Sarközi: Auf jeden Fall. Egal ob in Russ-land, Österreich oder Tschechien, wir orientieren uns in den mehr als 20 Ländern, in denen die Sberbank Gruppe präsent ist, an denselben Leitlinien: Kundenorientierung, Teamgeist und Leadership.

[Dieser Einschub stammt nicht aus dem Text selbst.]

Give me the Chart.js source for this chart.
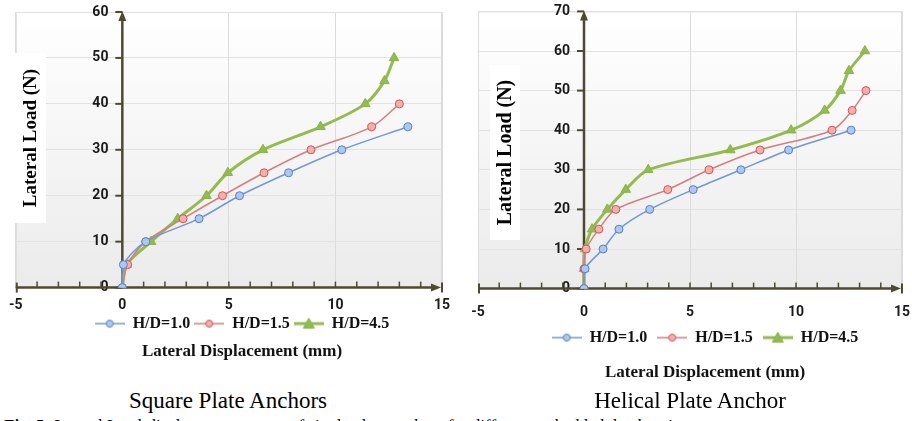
<!DOCTYPE html>
<html>
<head>
<meta charset="utf-8">
<title>Lateral load - displacement</title>
<script src="https://cdn.jsdelivr.net/npm/chart.js@4.4.0/dist/chart.umd.min.js"></script>
<style>
    html, body { margin: 0; padding: 0; background: #fff; }
    body { width: 912px; height: 421px; overflow: hidden; position: relative; }
    canvas { position: absolute; top: 0; }
    #chartSquare { left: 0; }
    #chartHelical { left: 456px; }
    .caption {
        position: absolute; top: 389px; font-family: "Liberation Serif", serif;
        font-size: 23px; line-height: 23px; color: #000; white-space: nowrap;
        transform: translateX(-50%);
    }
    #figLine {
        position: absolute; left: 4px; top: 417px; font-family: "Liberation Serif", serif;
        font-size: 17px; line-height: 17px; color: #000; white-space: nowrap;
    }
</style>
</head>
<body>
<canvas id="chartSquare" width="480" height="372"></canvas>
<canvas id="chartHelical" width="480" height="390"></canvas>
<div class="caption" style="left:228px">Square Plate Anchors</div>
<div class="caption" style="left:690px">Helical Plate Anchor</div>
<div id="figLine"><b>Fig. 5:</b> Lateral Load-displacement curves of single plate anchors for different embedded depth ratios</div>

<script>
// ============== DATA ==============

const seriesLabels = ['H/D=1.0', 'H/D=1.5', 'H/D=4.5'];
const xTickLabels = [-5, 0, 5, 10, 15];

// Square plate anchors - displacement (mm) / load (N)
const sqDisp10 = [0, 0.05, 1.1, 3.6, 5.5, 7.8, 10.3, 13.4];
const sqLoad10 = [0, 5, 10, 15, 20, 25, 30, 35];
const sqDisp15 = [0, 0.25, 1.1, 2.85, 4.7, 6.65, 8.85, 11.7, 13.0];
const sqLoad15 = [0, 5, 10, 15, 20, 25, 30, 35, 40];
const sqDisp45 = [0, 0.2, 1.35, 2.6, 3.95, 4.95, 6.6, 9.3, 11.4, 12.3, 12.75];
const sqLoad45 = [0, 5, 10, 15, 20, 25, 30, 35, 40, 45, 50];
const sqYTicks = [0, 10, 20, 30, 40, 50, 60];

// Helical plate anchor
const heDisp10 = [0, 0.05, 0.9, 1.65, 3.1, 5.15, 7.4, 9.65, 12.6];
const heLoad10 = [0, 5, 10, 15, 20, 25, 30, 35, 40];
const heDisp15 = [0, 0, 0.1, 0.7, 1.5, 3.95, 5.9, 8.3, 11.7, 12.65, 13.3];
const heLoad15 = [0, 5, 10, 15, 20, 25, 30, 35, 40, 45, 50];
const heDisp45 = [0, 0, 0.05, 0.38, 1.1, 1.97, 3.03, 6.9, 9.77, 11.35, 12.1, 12.5, 13.25];
const heLoad45 = [0, 5, 10, 15, 20, 25, 30, 35, 40, 45, 50, 55, 60];
const heYTicks = [0, 10, 20, 30, 40, 50, 60, 70];

// ============== STYLE ==============

const AXIS_COLOR = '#4e4a30';
const TICK_FONT = { family: 'Roboto', size: 14, weight: 'bold' };
const SERIF = '"Liberation Serif", serif';

const seriesStyle = [
    { line: '#7099d4', border: '#5582c4', fill: '#adc7ef', shape: 'circle', width: 1.5, radius: 4 },
    { line: '#d67e7b', border: '#c85a57', fill: '#f5aeac', shape: 'circle', width: 1.5, radius: 4 },
    { line: '#93bb50', border: '#8ab446', fill: '#93bb50', shape: 'triangle', width: 3, radius: 5.5 }
];

// ============== HELPERS ==============

function toPoints(xs, ys) {
    return xs.map((v, i) => ({ x: v, y: ys[i] }));
}

/**
 * Small canvas used as legend symbol: line with a marker in the middle
 */
function makeLegendIcon(st) {
    const c = document.createElement('canvas');
    c.width = 30; c.height = 12;
    const g = c.getContext('2d');
    g.strokeStyle = st.line;
    g.lineWidth = st.width;
    g.beginPath(); g.moveTo(0, 6); g.lineTo(30, 6); g.stroke();
    g.fillStyle = st.fill;
    g.strokeStyle = st.border;
    g.lineWidth = 1;
    g.beginPath();
    if (st.shape === 'circle') {
        g.arc(15, 6, 3.5, 0, Math.PI * 2);
    } else {
        g.moveTo(15, 0.5); g.lineTo(20.5, 10.5); g.lineTo(9.5, 10.5); g.closePath();
    }
    g.fill(); g.stroke();
    return c;
}

const legendIcons = seriesStyle.map(makeLegendIcon);

function makeDataset(i, pts) {
    const st = seriesStyle[i];
    return {
        label: seriesLabels[i],
        data: pts,
        showLine: true,
        borderColor: st.line,
        borderWidth: st.width,
        tension: 0.3,
        pointStyle: st.shape,
        pointRadius: st.radius,
        pointBackgroundColor: st.fill,
        pointBorderColor: st.border,
        pointBorderWidth: 1
    };
}

// ============== PLUGIN: plot box, axes with arrows, y title ==============

const framePlugin = {
    id: 'frame',
    beforeDraw(chart) {
        const { ctx, chartArea: a } = chart;
        const grad = ctx.createLinearGradient(0, a.top, 0, a.bottom);
        grad.addColorStop(0, '#ffffff');
        grad.addColorStop(1, '#ebebeb');
        ctx.save();
        ctx.fillStyle = grad;
        ctx.fillRect(a.left, a.top, a.right - a.left, a.bottom - a.top);
        ctx.strokeStyle = '#dadada';
        ctx.lineWidth = 1;
        ctx.strokeRect(a.left + 0.5, a.top + 0.5, a.right - a.left - 1, a.bottom - a.top - 1);
        ctx.restore();
    },
    beforeDatasetsDraw(chart, args, opts) {
        const { ctx } = chart;
        const xs = chart.scales.x, ys = chart.scales.y;
        const x0 = xs.getPixelForValue(0);
        const y0 = ys.getPixelForValue(0);
        const yTop = ys.getPixelForValue(ys.max);
        const xL = xs.getPixelForValue(xs.min);
        const xR = xs.getPixelForValue(xs.max);

        ctx.save();

        // y title in a white box
        const b = opts.titleBox;
        ctx.fillStyle = '#fff';
        ctx.fillRect(b[0], b[1], b[2], b[3]);
        ctx.translate(b[0] + b[2] / 2, b[1] + b[3] / 2);
        ctx.rotate(-Math.PI / 2);
        ctx.fillStyle = '#000';
        ctx.font = 'bold ' + opts.titleSize + 'px ' + SERIF;
        ctx.textAlign = 'center';
        ctx.textBaseline = 'middle';
        ctx.fillText(opts.yTitle, 0, 1);
        ctx.setTransform(1, 0, 0, 1, 0, 0);

        ctx.strokeStyle = AXIS_COLOR;
        ctx.fillStyle = AXIS_COLOR;
        ctx.lineWidth = 2.5;

        // y axis + arrow
        ctx.beginPath(); ctx.moveTo(x0, y0); ctx.lineTo(x0, yTop + 6); ctx.stroke();
        ctx.beginPath();
        ctx.moveTo(x0, yTop - 1); ctx.lineTo(x0 - 4, yTop + 9); ctx.lineTo(x0 + 4, yTop + 9);
        ctx.closePath(); ctx.fill();

        // y major ticks
        ctx.lineWidth = 2;
        ys.ticks.forEach(t => {
            const p = ys.getPixelForValue(t.value);
            ctx.beginPath(); ctx.moveTo(x0 - 7, p); ctx.lineTo(x0, p); ctx.stroke();
        });

        // x axis + arrow
        ctx.lineWidth = 2.5;
        ctx.beginPath(); ctx.moveTo(xL, y0); ctx.lineTo(xR - 6, y0); ctx.stroke();
        ctx.beginPath();
        ctx.moveTo(xR - 1, y0); ctx.lineTo(xR - 11, y0 - 4); ctx.lineTo(xR - 11, y0 + 4);
        ctx.closePath(); ctx.fill();
        ctx.lineWidth = 2;
        ctx.beginPath(); ctx.moveTo(xR, y0 - 5); ctx.lineTo(xR, y0 + 5); ctx.stroke();
        ctx.beginPath(); ctx.moveTo(xL + 1, y0 - 5); ctx.lineTo(xL + 1, y0 + 5); ctx.stroke();

        // x minor ticks every 1 mm
        ctx.lineWidth = 1.5;
        for (let v = xs.min + 1; v < xs.max; v++) {
            const p = xs.getPixelForValue(v);
            ctx.beginPath(); ctx.moveTo(p, y0 - 6); ctx.lineTo(p, y0); ctx.stroke();
        }
        ctx.restore();
    }
};

// ============== CHART BUILDER ==============

function buildChart(canvasId, datasets, yTicks, cfg) {
    const ctx = document.getElementById(canvasId).getContext('2d');
    return new Chart(ctx, {
        type: 'scatter',
        data: { datasets: datasets },
        plugins: [framePlugin],
        options: {
            responsive: false,
            animation: false,
            layout: { padding: cfg.padding },
            scales: {
                x: {
                    type: 'linear',
                    position: 'bottom',
                    min: xTickLabels[0],
                    max: xTickLabels[xTickLabels.length - 1],
                    afterBuildTicks: s => { s.ticks = xTickLabels.map(v => ({ value: v })); },
                    ticks: { font: TICK_FONT, color: '#1a1a1a', padding: cfg.xTickPad },
                    grid: { color: '#dcdcdc', drawTicks: false },
                    border: { display: false },
                    afterFit: s => { s.height = cfg.xAxisHeight; }
                },
                y: {
                    type: 'linear',
                    position: { x: 0 },
                    min: yTicks[0],
                    max: yTicks[yTicks.length - 1],
                    afterBuildTicks: s => { s.ticks = yTicks.map(v => ({ value: v })); },
                    ticks: {
                        font: TICK_FONT, color: '#1a1a1a',
                        callback: v => v + '    '
                    },
                    grid: { color: '#e2e2e2', drawTicks: false },
                    border: { display: false }
                },
                // empty axis, only reserves room on the right so legend/title sit where they should
                spacer: {
                    type: 'linear',
                    position: 'right',
                    ticks: { display: false },
                    grid: { display: false },
                    border: { display: false },
                    afterFit: s => { s.width = cfg.spacer; }
                }
            },
            plugins: {
                frame: { yTitle: 'Lateral Load (N)', titleBox: cfg.titleBox, titleSize: cfg.titleSize },
                legend: {
                    position: 'bottom',
                    labels: {
                        usePointStyle: true,
                        pointStyleWidth: 30,
                        padding: cfg.legendPad,
                        color: '#111',
                        font: { family: SERIF, size: 16, weight: 'bold' },
                        generateLabels: chart => {
                            const items = Chart.defaults.plugins.legend.labels.generateLabels(chart);
                            items.forEach((it, i) => { it.pointStyle = legendIcons[i]; });
                            return items;
                        }
                    }
                },
                title: {
                    display: true,
                    position: 'bottom',
                    text: 'Lateral Displacement (mm)',
                    color: '#111',
                    font: { family: SERIF, size: 17, weight: 'bold' },
                    padding: { top: cfg.titleTop, bottom: 0 }
                },
                tooltip: { enabled: false }
            }
        }
    });
}

// ============== INIT ==============

buildChart('chartSquare', [
    makeDataset(0, toPoints(sqDisp10, sqLoad10)),
    makeDataset(1, toPoints(sqDisp15, sqLoad15)),
    makeDataset(2, toPoints(sqDisp45, sqLoad45))
], sqYTicks, {
    padding: { left: 15, right: 11, top: 12, bottom: 10 },
    spacer: 27,
    xTickPad: 9,
    xAxisHeight: 24,
    legendPad: 4,
    titleTop: 0,
    titleBox: [15, 53, 31, 170],
    titleSize: 19
});

buildChart('chartHelical', [
    makeDataset(0, toPoints(heDisp10, heLoad10)),
    makeDataset(1, toPoints(heDisp15, heLoad15)),
    makeDataset(2, toPoints(heDisp45, heLoad45))
], heYTicks, {
    padding: { left: 22, right: 4, top: 11, bottom: 7 },
    spacer: 30,
    xTickPad: 15,
    xAxisHeight: 31,
    legendPad: 10,
    titleTop: 7,
    titleBox: [34, 65, 30, 175],
    titleSize: 20
});
</script>
</body>
</html>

(+) plus: Was bedeutet Leadership für Sie? Wie viel Gestaltungsfreiraum bleibt
Ihnen?

Sarközi: Leadership bedeutet für mich, eine Vision zu haben und sie mit Enthusiasmus, Teamgeist und Motivation umzusetzen und damit andere mit Begeisterung anzustecken. Das setzt klare Zielvorgaben voraus und eine offene Kommunikation über den jeweiligen Stand der Zielerreichung. Das leben wir in allen Gesellschaften der Sberbank Europe.


Zur Person

Sonja Sarközi, Jahrgang 1967, trat 1987 in die Bawag P.S.K.-Gruppe ein. 1996 entwickelte die Wienerin  maßgeblich das Konzept für die Direktbank-Tochter easybank mit und übernahm 1997 als Prokuristin die operative Leitung der easybank AG. 2001 wurde die Österreicherin in den easybank-Vorstand berufen, 2011 erfolgte die Ernennung zur Vorstandsvorsitzenden. Zudem bekleidete sie Aufsichtsratsmandate in der Bawag Bank CZ und der PayLife Bank.

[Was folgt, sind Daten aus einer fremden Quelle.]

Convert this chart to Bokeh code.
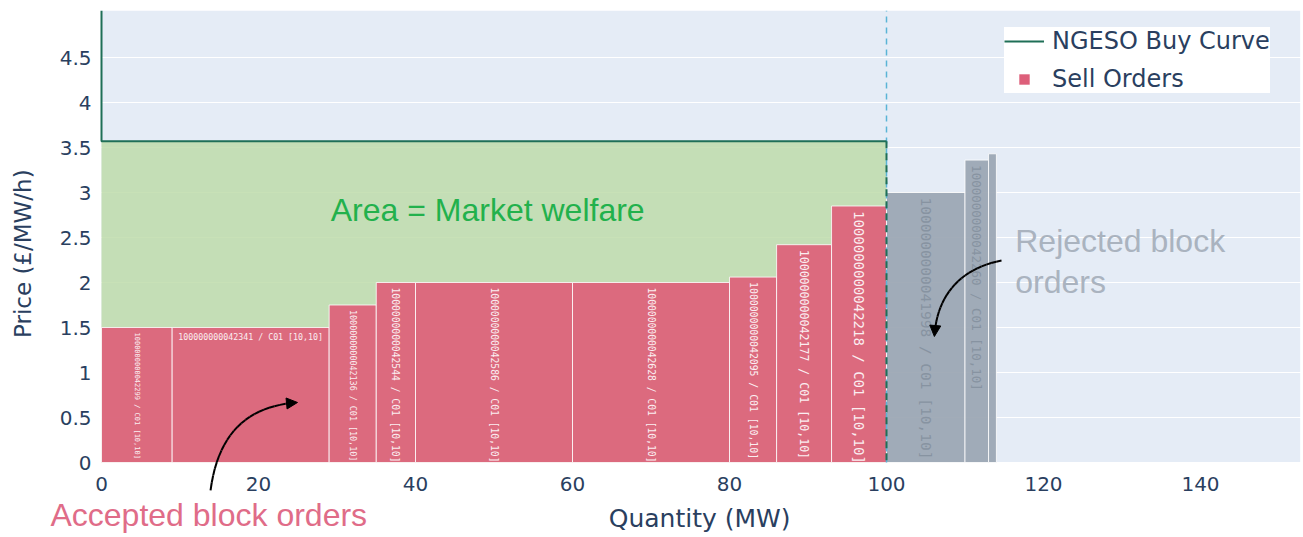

Im August 2017 wechselte Sonja Sarközi als Chief Retail Banking Officer zur Sberbank Europe und wurde am 1. Juli 2018 als CEO bestellt.

Die mehrheitlich staatliche Sberbank Russia hatte 2012 die Volksbank International übernommen und zur Sberbank Europe umgebaut. Die Bank mit Sitz in Wien ist in acht Märkten Mittel- und Osteuropas mit 191 Filialen und mehr als 4.000 Mitarbeiterinnen und Mitar-beitern vertreten. Als Aufsichtsratsvorsitzender fungiert Siegfried Wolf.